You have arrived at an auspicious time.


The Grand Library has existed beyond the reach of most readers for many years, though only recently have visitors such as yourself begun to find their way here. The door has not moved. The world has.

I am The Custodian.

In the absence of its founders, the charge of keeping this place has fallen to me. They remain at the further edges of the work, while I tend the halls, order the collections, and receive those who arrive with the proper appetite for what is kept here.

A few things should be understood before you wander further.

The Grand Library is a curatorial house for frontier knowledge. We publish definitive titles across every domain that shapes how we live, how we work, and how we think.

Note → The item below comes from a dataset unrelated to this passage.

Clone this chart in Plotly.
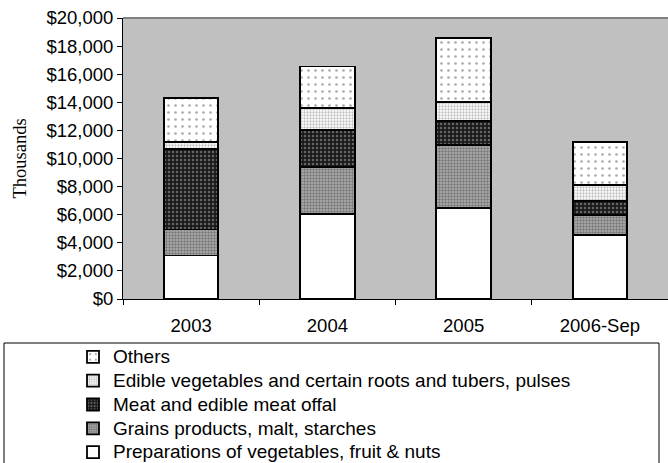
import plotly.graph_objects as go

categories = ["2003", "2004", "2005", "2006-Sep"]
prep = [3100, 6050, 6480, 4560]
grains = [1850, 3350, 4500, 1420]
meat = [5750, 2630, 1690, 990]
edible = [500, 1570, 1350, 1140]
others = [3100, 2950, 4560, 3060]

series = [
    ("Preparations of vegetables, fruit & nuts", prep,
     dict(shape="", bgcolor="white", fgcolor="white")),
    ("Grains products, malt, starches", grains,
     dict(shape=".", bgcolor="#b0b0b0", fgcolor="#404040", size=3, solidity=0.5)),
    ("Meat and edible meat offal", meat,
     dict(shape=".", bgcolor="#1a1a1a", fgcolor="#b0b0b0", size=4, solidity=0.3)),
    ("Edible vegetables and certain roots and tubers, pulses", edible,
     dict(shape=".", bgcolor="white", fgcolor="#808080", size=3, solidity=0.45)),
    ("Others", others,
     dict(shape=".", bgcolor="white", fgcolor="#555555", size=7, solidity=0.12)),
]

fig = go.Figure()
for name, vals, pat in series:
    fig.add_trace(go.Bar(
        x=categories, y=vals,
        name='<span style="font-size:19px">' + name + '</span>',
        marker=dict(color=pat["bgcolor"], pattern=pat,
                    line=dict(color="black", width=1.8)),
    ))

W, H = 668, 463
L, R, T, B = 123, 0, 18, 164
pw, ph = W - L - R, H - T - B

def px(x):
    return (x - L) / pw

def py(y):
    return (H - B - y) / ph

fig.update_layout(
    width=W, height=H,
    margin=dict(l=L, r=R, t=T, b=B, autoexpand=False),
    barmode="stack", bargap=0.6,
    plot_bgcolor="#c0c0c0", paper_bgcolor="white",
    font=dict(family="Liberation Sans, Arial", size=18.5, color="black"),
    showlegend=True,
    legend=dict(
        orientation="v", traceorder="reversed", tracegroupgap=0,
        xref="container", yref="container",
        x=73 / W, xanchor="left", y=1 - 340 / H, yanchor="top",
        bgcolor="rgba(0,0,0,0)", borderwidth=0,
        font=dict(family="Liberation Sans, Arial", size=16),
    ),
    shapes=[
        dict(type="rect", xref="paper", yref="paper",
             x0=px(4), x1=px(659), y0=py(343), y1=py(480),
             line=dict(color="black", width=1), fillcolor="rgba(0,0,0,0)"),
        dict(type="line", xref="paper", yref="paper",
             x0=0, x1=1, y0=1, y1=1, line=dict(color="#808080", width=2)),
    ],
    annotations=[
        dict(text="Thousands", xref="paper", yref="paper", x=px(19), y=0.5,
             textangle=-90, showarrow=False, xanchor="center", yanchor="middle",
             font=dict(family="Liberation Serif, Times New Roman", size=18.5)),
    ],
)

fig.update_yaxes(
    range=[0, 20000], dtick=2000, tickprefix="$", tickformat=",",
    showgrid=False, zeroline=False, automargin=False,
    showline=True, linecolor="black", linewidth=1,
    ticks="outside", ticklen=5, tickcolor="black",
)
fig.update_xaxes(
    showgrid=False, showline=True, linecolor="black", linewidth=1, automargin=False,
    ticks="outside", ticklen=5, tickcolor="black", tickson="boundaries",
    ticklabelstandoff=10,
)

fig.write_html("out.html", config={"displayModeBar": False},
               post_script="document.body.style.margin='0px';")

Each collection housed here concerns itself with conditions approaching the modern world long before the modern world develops language for them. The founders describe this as putting you ahead of your time.

And in many respects, that is precisely what it is.

To read from The Grand Library is to encounter certain ideas before the age around you has fully made room for them. One begins to recognize patterns earlier. Certain names recur before they become widely spoken. Certain futures cease to feel distant. The effect is not speed, exactly, but orientation. A reader leaves with the distinct impression that the century has shifted slightly closer into view.

The collections themselves possess distinct temperaments. Some are austere. Some are unsettling. Some seem, at first, to know more about the reader than the reader knows about himself. They do not reveal themselves evenly, nor all at once. This is as intended.

The first collection to emerge from The Grand Library is The Art of Creation — a four-volume work concerning the identity, values, archetypes, and inner life of those who create across many disciplines at once. It concerns the burden of multiplicity, the architecture of ambition, the moral demands of creative power, and the strange experience of becoming legible to a future that has not yet learned your language.

Others will emerge in time.

You may notice, as you begin to interact with the titles here, that your reality will begin to feel different. Don't be alarmed, it's normal. Certain readers have remarked that their world appears subtly rearranged upon finishing certain books.

The Library has always been this way. The world that is only just beginning to discover its magnificence.

Take your time.
There is more here than can be read in one visit, and those who find the Library once rarely fail to find it again.